With China dropping out, many recycling programs had nowhere to send their plastics as demand plummeted. Particularly unwanted were a class of items called “mixed plastics,” including clamshell takeout containers, dinner trays from frozen meals, and fast-food drink cups. Since then, China has also enacted a ban on recovered paper imports.
“As it’s become more expensive, a lot of municipalities have abandoned their recycling programs,” Palace says. Sonoco Recycling operates 20 different plants across five states, including four MRFs. “I think what makes the Midlands of South Carolina unique in a good way is the commitment to recycling.”
Which brings us back to that rumor you heard. Along with contaminated recyclables that can’t be recovered, it is true sometimes that a buyer can’t be found for some recyclable items and those end up in the landfill as well.
“That’s why it’s so important that we identify what those valuable commodities are,” Syndi says. PET plastics, cardboard, paperboard, and aluminum are valuable today, but tomorrow may be a different story. “Recycling is a business. Markets will continue to fluctuate and change, so it is important for us to figure out how to keep our program sustainable.”
Richland County is taking a back-to-basics approach, emphasizing paper, plastics, and cans for roll carts while continuing to accept a range of items at events and drop-off locations. It’s also hoping to turn wishcyclers into smart recyclers so more that goes into the roll cart will stay out of the landfill.
“We want to encourage and empower them to recycle right,” Syndi says. “We want the residents to help us by taking part in the sorting process, but we also need to do a better job in helping them to understand what can and cannot be recycled here in Richland County.”
Syndi says local governments can work together to improve the quality of what gets sent to the Columbia MRF. Gail encourages the creation of more seats at the table to discuss ways to develop an ecosystem that fosters recycling and entrepreneurship. She says the issue of waste will have to be addressed, if not proactively then reactively.
“We have some very passionate people that are committed, but we haven’t figured out a system,” Gail says. “Some communities have been working on a system longer. Some cities are focusing on innovation labs and incentives for this issue — and it doesn’t have to be financial incentives.”

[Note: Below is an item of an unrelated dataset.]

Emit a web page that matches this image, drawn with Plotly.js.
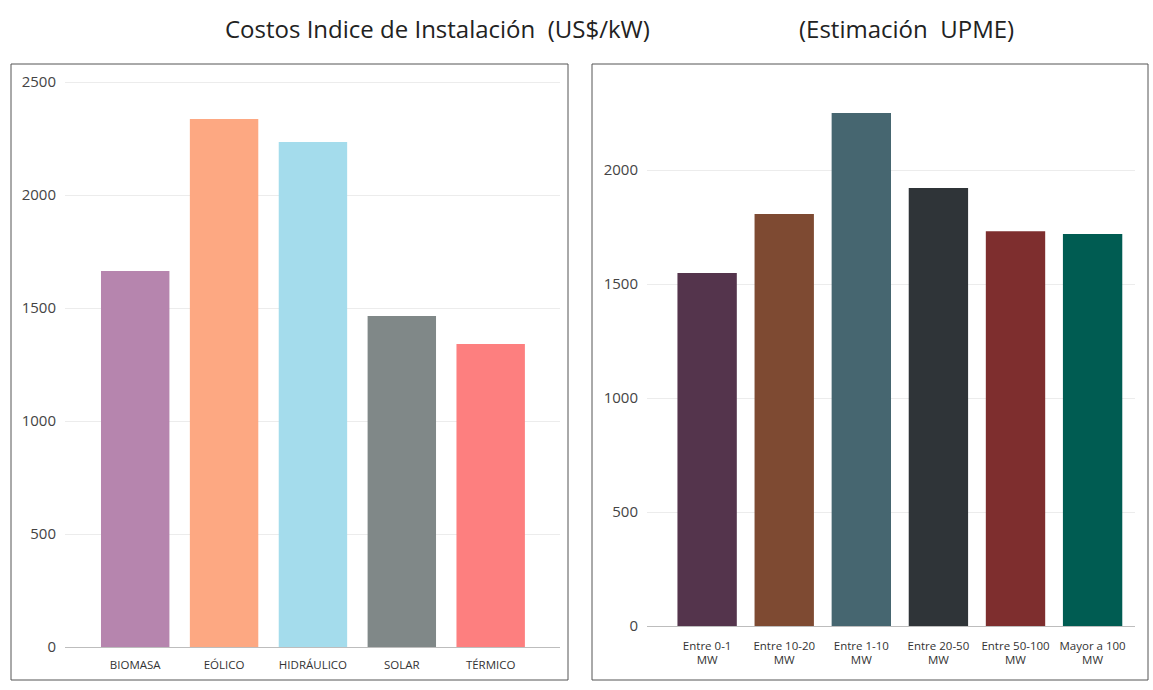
<!DOCTYPE html>
<html>
<head>
<meta charset="utf-8">
<script src="https://cdn.plot.ly/plotly-3.0.1.min.js"></script>
<style>html,body{margin:0;padding:0;background:#fff;}#chart{width:1153px;height:690px;}</style>
</head>
<body>
<div id="chart"></div>
<script>
// Left panel: installation cost index by technology (US$/kW)
const techCategories = ["BIOMASA", "EÓLICO", "HIDRÁULICO", "SOLAR", "TÉRMICO"];
const techValues = [1664, 2336, 2235, 1465, 1341];
const techColors = ["#B685AE", "#FDA882", "#A4DCEC", "#808888", "#FD7F7F"];

// Right panel: UPME estimate by capacity range
const sizeCategories = ["Entre 0-1<br>MW", "Entre 10-20<br>MW", "Entre 1-10<br>MW", "Entre 20-50<br>MW", "Entre 50-100<br>MW", "Mayor a 100<br>MW"];
const sizeValues = [1548, 1807, 2250, 1921, 1732, 1719];
const sizeColors = ["#54344C", "#7E4A32", "#466670", "#2F3438", "#7E2E2E", "#005C52"];

const leftTicks = [0, 500, 1000, 1500, 2000, 2500];
const rightTicks = [0, 500, 1000, 1500, 2000];

const W = 1153, H = 690;
const px = v => v / W;
const py = v => (H - v) / H;

const FONT = "Open Sans, Noto Sans, sans-serif";

const traces = [
  {type: "bar", x: techCategories, y: techValues, marker: {color: techColors}, xaxis: "x", yaxis: "y", hoverinfo: "x+y"},
  {type: "bar", x: sizeCategories, y: sizeValues, marker: {color: sizeColors}, xaxis: "x2", yaxis: "y2", hoverinfo: "x+y"}
];

const yCommon = {
  showgrid: true, gridcolor: "#ececec", gridwidth: 1,
  zeroline: true, zerolinecolor: "#bdbdbd", zerolinewidth: 1,
  showline: false, ticks: "", ticklabelstandoff: 8,
  tickfont: {family: FONT, size: 15, color: "#444"}
};
const xCommon = {
  showgrid: false, zeroline: false, showline: false, ticks: "",
  tickangle: 0, tickfont: {family: FONT, size: 11.5, color: "#333"}
};

const layout = {
  width: W, height: H,
  margin: {l: 0, r: 0, t: 0, b: 0},
  paper_bgcolor: "#fff", plot_bgcolor: "rgba(0,0,0,0)",
  showlegend: false,
  bargap: 0.23,
  xaxis: Object.assign({}, xCommon, {domain: [px(65), px(560)], range: [-0.79, 4.78], anchor: "y", ticklabelstandoff: 9}),
  yaxis: Object.assign({}, yCommon, {domain: [py(647), py(75)], range: [0, 2531], tickvals: leftTicks, anchor: "x"}),
  xaxis2: Object.assign({}, xCommon, {domain: [px(647), px(1135)], range: [-0.78, 5.55], anchor: "y2", ticklabelstandoff: 11}),
  yaxis2: Object.assign({}, yCommon, {domain: [py(626), py(75)], range: [0, 2417], tickvals: rightTicks, anchor: "x2"}),
  shapes: [
    {type: "rect", xref: "paper", yref: "paper", x0: px(11), x1: px(568), y0: py(680), y1: py(64), line: {color: "#555", width: 1}},
    {type: "rect", xref: "paper", yref: "paper", x0: px(592), x1: px(1148), y0: py(680), y1: py(64), line: {color: "#555", width: 1}}
  ],
  annotations: [
    {text: "Costos Indice de Instalación  (US$/kW)", xref: "paper", yref: "paper", x: px(437), y: py(28), showarrow: false, xanchor: "center", yanchor: "middle", font: {family: FONT, size: 24, color: "#222"}},
    {text: "(Estimación  UPME)", xref: "paper", yref: "paper", x: px(906), y: py(28), showarrow: false, xanchor: "center", yanchor: "middle", font: {family: FONT, size: 24, color: "#222"}}
  ]
};

Plotly.newPlot("chart", traces, layout, {displayModeBar: false, staticPlot: true});
</script>
</body>
</html>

Charlotte is one such city, Gail says. In 2018 — just as the recycling market was tanking and some nearby locales were dismantling their programs — a report commissioned by the Queen City laid out a pathway toward a zero-waste community. It described a “circular economy” for Charlotte featuring key goals:
Designing all products for easy repair and disassembly, and for full recyclability.
Creating the necessary business structures and incentives to get these materials back into the economy at their highest possible value.
Striving to use only responsibly sourced, renewable resources for both energy and material provision.
Avoiding the use of toxic substances that may continue to circulate in our environment.
Closer to home, Laura Anne says Lexington County just got a baler that will actually allow it to recycle plastic bags that are brought to the drop-off centers. She recommends Midlands residents get familiar with the specific rules for whichever entity picks up their recyclables.
Samantha says market demand is strong for milk jugs and water bottles (No. 1 plastics) and soap and detergent bottles (No. 2 plastics), as well as cardboard. In earlier times, back when the market was more favorable, Columbia received a rebate from Sonoco for the city’s recyclables.
“It’s never been about trying to make money,” Samantha adds, however. “It’s always been about doing the right thing. Our landfill is right in our backyard. It’s right off Clemson Road.”
Furthermore, as the Charlotte report points out, it’s not just about the amount of landfill space taken up by recoverable items: “Every time a product that we have crafted and manufactured with care ends up in a landfill, not only do we lose the physical resources it is made up of, but also all of the time and energy that went into its creation.”